Supplied data:
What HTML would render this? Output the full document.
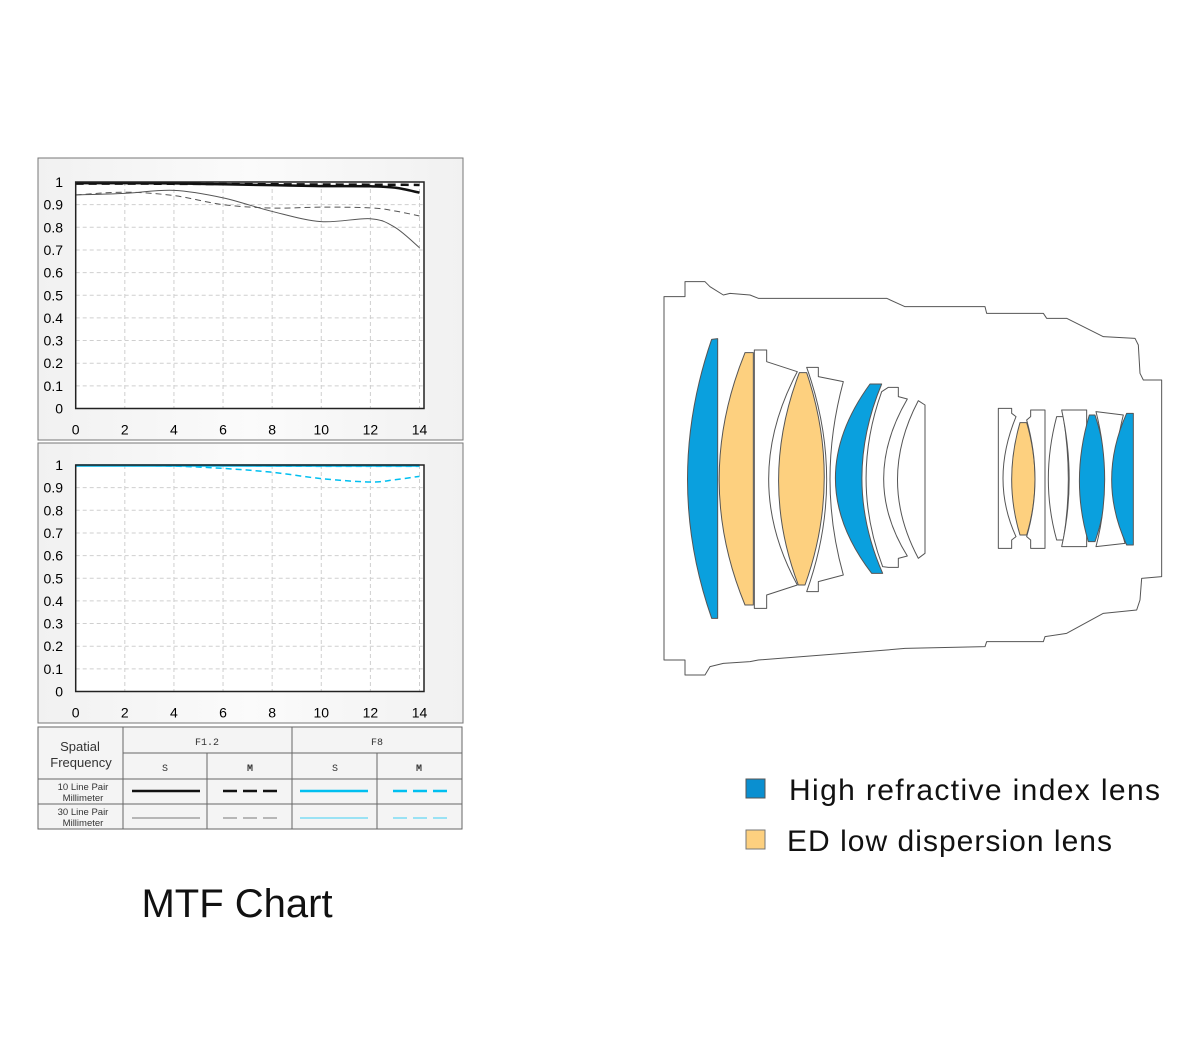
<!DOCTYPE html>
<html><head><meta charset="utf-8">
<style>
html,body{margin:0;padding:0;background:#fff;}
body{width:1200px;height:1049px;overflow:hidden;font-family:"Liberation Sans",sans-serif;}
svg{position:absolute;left:0;top:0;}
</style></head>
<body>
<svg id="root" width="1200" height="1049" viewBox="0 0 1200 1049">
<defs>
<linearGradient id="pg" x1="0" y1="0" x2="1" y2="0">
<stop offset="0" stop-color="#f1f1f1"/><stop offset="0.5" stop-color="#fbfbfb"/><stop offset="1" stop-color="#f1f1f1"/>
</linearGradient>
</defs>
<g id="charts"></g>

<g id="table" font-family="Liberation Sans, sans-serif">
<rect x="38" y="727" width="424" height="102" fill="#f4f4f4" stroke="#666" stroke-width="1"/>
<g stroke="#666" stroke-width="1">
<line x1="123" y1="727" x2="123" y2="829"/>
<line x1="292" y1="727" x2="292" y2="829"/>
<line x1="207" y1="753" x2="207" y2="829"/>
<line x1="377" y1="753" x2="377" y2="829"/>
<line x1="123" y1="753" x2="462" y2="753"/>
<line x1="38" y1="779" x2="462" y2="779"/>
<line x1="38" y1="804" x2="462" y2="804"/>
</g>
<g fill="#333">
<text x="80" y="751" font-size="13" text-anchor="middle">Spatial</text>
<text x="81" y="767" font-size="13" text-anchor="middle">Frequency</text>
<text x="207" y="745" font-size="10" text-anchor="middle" font-family="Liberation Mono, monospace">F1.2</text>
<text x="377" y="745" font-size="10" text-anchor="middle" font-family="Liberation Mono, monospace">F8</text>
<text x="165" y="771" font-size="10" text-anchor="middle" font-family="Liberation Mono, monospace">S</text>
<text x="250" y="771" font-size="10" text-anchor="middle" font-family="Liberation Mono, monospace" font-weight="bold">M</text>
<text x="335" y="771" font-size="10" text-anchor="middle" font-family="Liberation Mono, monospace">S</text>
<text x="419" y="771" font-size="10" text-anchor="middle" font-family="Liberation Mono, monospace" font-weight="bold">M</text>
<text x="83" y="790" font-size="9.5" text-anchor="middle">10 Line Pair</text>
<text x="83" y="801" font-size="9.5" text-anchor="middle">Millimeter</text>
<text x="83" y="815" font-size="9.5" text-anchor="middle">30 Line Pair</text>
<text x="83" y="826" font-size="9.5" text-anchor="middle">Millimeter</text>
</g>
<line x1="132" y1="791" x2="200" y2="791" stroke="#111" stroke-width="2.5"/>
<line x1="223" y1="791" x2="278" y2="791" stroke="#111" stroke-width="2.5" stroke-dasharray="14,6"/>
<line x1="300" y1="791" x2="368" y2="791" stroke="#00bff0" stroke-width="2.5"/>
<line x1="393" y1="791" x2="448" y2="791" stroke="#00bff0" stroke-width="2.5" stroke-dasharray="14,6"/>
<line x1="132" y1="818" x2="200" y2="818" stroke="#777" stroke-width="1"/>
<line x1="223" y1="818" x2="278" y2="818" stroke="#777" stroke-width="1" stroke-dasharray="14,6"/>
<line x1="300" y1="818" x2="368" y2="818" stroke="#40cff5" stroke-width="1"/>
<line x1="393" y1="818" x2="448" y2="818" stroke="#40cff5" stroke-width="1" stroke-dasharray="14,6"/>
</g>

<text x="237" y="917" font-size="40" text-anchor="middle" fill="#111">MTF Chart</text>

<g transform="translate(660,280) scale(0.33333)" stroke="#555" stroke-width="3" stroke-linejoin="round">
<path fill="#fff" d="M12,50 L75,50 L75,5 L135,5 L150,20 L190,45 L210,40 L270,45 L295,55 L680,55 L735,80 L975,80 L980,100 L1150,100 L1160,115 L1220,115 L1330,170 L1425,175 L1435,195 L1440,280 L1450,300 L1505,300 L1505,890 L1445,895 L1440,960 L1430,990 L1330,1000 L1220,1060 L1155,1070 L1150,1085 L980,1085 L975,1100 L735,1105 L680,1110 L295,1140 L270,1145 L190,1150 L150,1160 L135,1185 L75,1185 L75,1140 L12,1140 Z"/>
<path fill="#0aa0de" d="M155,178 L173,176 L173,1015 L155,1015 Q10,600 155,178 Z"/>
<path fill="#fdd07f" d="M255,218 L280,218 L280,975 L255,975 Q100,600 255,218 Z"/>
<path fill="#fff" d="M283,210 L320,210 L320,245 L412,275 Q240,600 412,915 L320,945 L320,985 L283,985 Z"/>
<path fill="#fdd07f" d="M418,278 L440,278 Q548,600 435,915 L415,915 Q295,600 418,278 Z"/>
<path fill="#fff" d="M440,262 L475,262 L475,290 L550,305 Q470,600 550,885 L475,905 L475,935 L440,935 Q560,600 440,262 Z"/>
<path fill="#0aa0de" d="M630,312 L665,312 Q545,600 668,880 L635,880 Q420,600 630,312 Z"/>
<path fill="#fff" d="M685,322 L715,322 L715,350 L742,357 Q600,600 742,828 L715,835 L715,862 L685,862 L668,860 Q570,600 665,335 Z"/>
<path fill="#fff" d="M775,362 L795,375 L795,820 L775,835 Q650,600 775,362 Z"/>
<path fill="#fff" d="M1015,385 L1055,385 L1055,400 L1068,410 Q990,600 1068,770 L1055,780 L1055,805 L1015,805 Z"/>
<path fill="#fdd07f" d="M1080,428 L1100,428 Q1150,600 1100,765 L1080,765 Q1030,600 1080,428 Z"/>
<path fill="#fff" d="M1112,390 L1155,390 L1155,805 L1112,805 L1112,780 L1100,770 Q1150,600 1100,420 L1112,410 Z"/>
<path fill="#fff" d="M1190,410 L1210,410 Q1240,600 1210,780 L1190,780 Q1140,600 1190,410 Z"/>
<path fill="#fff" d="M1205,390 L1280,390 L1280,800 L1205,800 Q1250,600 1205,390 Z"/>
<path fill="#0aa0de" d="M1288,405 L1305,405 Q1370,600 1305,785 L1285,785 Q1230,600 1288,405 Z"/>
<path fill="#fff" d="M1308,395 L1390,405 Q1340,600 1395,790 L1308,800 Q1360,600 1308,395 Z"/>
<path fill="#0aa0de" d="M1400,400 L1420,400 L1420,795 L1400,795 Q1310,600 1400,400 Z"/>
</g>

<g>
<rect x="746" y="779" width="19" height="19" fill="#0a8fd0" stroke="#555" stroke-width="1"/>
<text x="789" y="800" font-size="30" fill="#111" textLength="371">High refractive index lens</text>
<rect x="746" y="830" width="19" height="19" fill="#fdd07f" stroke="#777" stroke-width="1"/>
<text x="787" y="851" font-size="30" fill="#111" textLength="325">ED low dispersion lens</text>
</g>
</svg>

<script>
// Shared axis data
const xTicks = [0, 2, 4, 6, 8, 10, 12, 14];
const yTicks = [0, 0.1, 0.2, 0.3, 0.4, 0.5, 0.6, 0.7, 0.8, 0.9, 1];
const xs = [0, 2, 4, 6, 8, 10, 12, 13, 14];

// Top chart (F1.2)
const f12S10 = [0.995, 0.995, 0.994, 0.99, 0.986, 0.982, 0.981, 0.975, 0.953];
const f12M10 = [0.993, 0.993, 0.992, 0.991, 0.99, 0.989, 0.988, 0.988, 0.987];
const f12S30 = [0.943, 0.95, 0.963, 0.93, 0.87, 0.825, 0.838, 0.8, 0.71];
const f12M30 = [0.943, 0.955, 0.94, 0.9, 0.885, 0.889, 0.886, 0.872, 0.85];

// Bottom chart (F8)
const f8S10 = [0.998, 0.998, 0.998, 0.998, 0.998, 0.998, 0.998, 0.998, 0.998];
const f8M10 = [0.998, 0.997, 0.995, 0.985, 0.968, 0.94, 0.925, 0.935, 0.95];
const f8S30 = [0.997, 0.997, 0.997, 0.997, 0.997, 0.997, 0.997, 0.997, 0.997];
const f8M30 = [0.996, 0.996, 0.996, 0.996, 0.994, 0.993, 0.993, 0.993, 0.993];

const NS = 'http://www.w3.org/2000/svg';
const chartsG = document.getElementById('charts');

function mk(tag, attrs, parent) {
  const e = document.createElementNS(NS, tag);
  for (const k in attrs) e.setAttribute(k, attrs[k]);
  parent.appendChild(e);
  return e;
}

function smoothPath(pts) {
  let d = 'M' + pts[0][0] + ',' + pts[0][1];
  for (let i = 0; i < pts.length - 1; i++) {
    const p0 = pts[i - 1] || pts[i], p1 = pts[i], p2 = pts[i + 1], p3 = pts[i + 2] || p2;
    const c1x = p1[0] + (p2[0] - p0[0]) / 6, c1y = p1[1] + (p2[1] - p0[1]) / 6;
    const c2x = p2[0] - (p3[0] - p1[0]) / 6, c2y = p2[1] - (p3[1] - p1[1]) / 6;
    d += ' C' + c1x + ',' + c1y + ' ' + c2x + ',' + c2y + ' ' + p2[0] + ',' + p2[1];
  }
  return d;
}

function drawChart(name, panel, plot, series) {
  const g = mk('g', {}, chartsG);
  
  
  const bg = mk('rect', {x: panel.x, y: panel.y, width: panel.w, height: panel.h, fill: 'url(#pg)', stroke: '#777', 'stroke-width': 1}, g);
  
  
  const xScale = v => plot.x0 + v * (plot.x14 - plot.x0) / 14;
  const yScale = v => plot.yb - v * (plot.yb - plot.yt);
  const pr = mk('rect', {x: plot.x0, y: plot.yt, width: plot.right - plot.x0, height: plot.yb - plot.yt, fill: '#fff'}, g);
  
  
  yTicks.forEach(t => {
    const y = yScale(t);
    if (t > 0 && t < 1) {
      const gl = mk('line', {x1: plot.x0, x2: plot.right, y1: y, y2: y, stroke: '#cfcfcf', 'stroke-width': 1, 'stroke-dasharray': '4,3'}, g);
      
      
    }
    const tl = mk('text', {x: 63, y: y + 5, 'font-size': 14, 'text-anchor': 'end', fill: '#000'}, g);
    tl.textContent = String(t);
    
    
  });
  xTicks.forEach(t => {
    const x = xScale(t);
    if (t > 0) {
      const gl = mk('line', {x1: x, x2: x, y1: plot.yt, y2: plot.yb, stroke: '#cfcfcf', 'stroke-width': 1, 'stroke-dasharray': '4,3'}, g);
      
      
    }
    const tl = mk('text', {x: x, y: plot.yb + 26, 'font-size': 14, 'text-anchor': 'middle', fill: '#000'}, g);
    tl.textContent = String(t);
    
    
  });
  series.forEach(s => {
    const pts = xs.map((v, i) => [xScale(v), yScale(s.vals[i])]);
    const p = mk('path', {d: smoothPath(pts), fill: 'none', stroke: s.color, 'stroke-width': s.w}, g);
    if (s.dash) p.setAttribute('stroke-dasharray', s.dash);
    
    
  });
  const fr = mk('rect', {x: plot.x0, y: plot.yt, width: plot.right - plot.x0, height: plot.yb - plot.yt, fill: 'none', stroke: '#222', 'stroke-width': 1.5}, g);
  
  
}

drawChart('mtf-chart-f12',
  {x: 38, y: 158, w: 425, h: 282},
  {x0: 75.7, x14: 419.5, right: 424, yt: 182, yb: 408.5},
  [
    {name: 'line-f12-m30', vals: f12M30, color: '#555', w: 1, dash: '6,4'},
    {name: 'line-f12-s30', vals: f12S30, color: '#555', w: 1},
    {name: 'line-f12-m10', vals: f12M10, color: '#111', w: 2.5, dash: '8,5'},
    {name: 'line-f12-s10', vals: f12S10, color: '#111', w: 2.5}
  ]);

drawChart('mtf-chart-f8',
  {x: 38, y: 443, w: 425, h: 280},
  {x0: 75.7, x14: 419.5, right: 424, yt: 465, yb: 691.5},
  [
    {name: 'line-f8-m30', vals: f8M30, color: '#40cff5', w: 1, dash: '6,4'},
    {name: 'line-f8-s30', vals: f8S30, color: '#40cff5', w: 1},
    {name: 'line-f8-m10', vals: f8M10, color: '#00bff0', w: 1.5, dash: '6,4'},
    {name: 'line-f8-s10', vals: f8S10, color: '#00b5ea', w: 2.5}
  ]);
</script>
</body></html>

Job: The answer should be a single number: the count of lines in the data that include the string "document".

Expected output: 3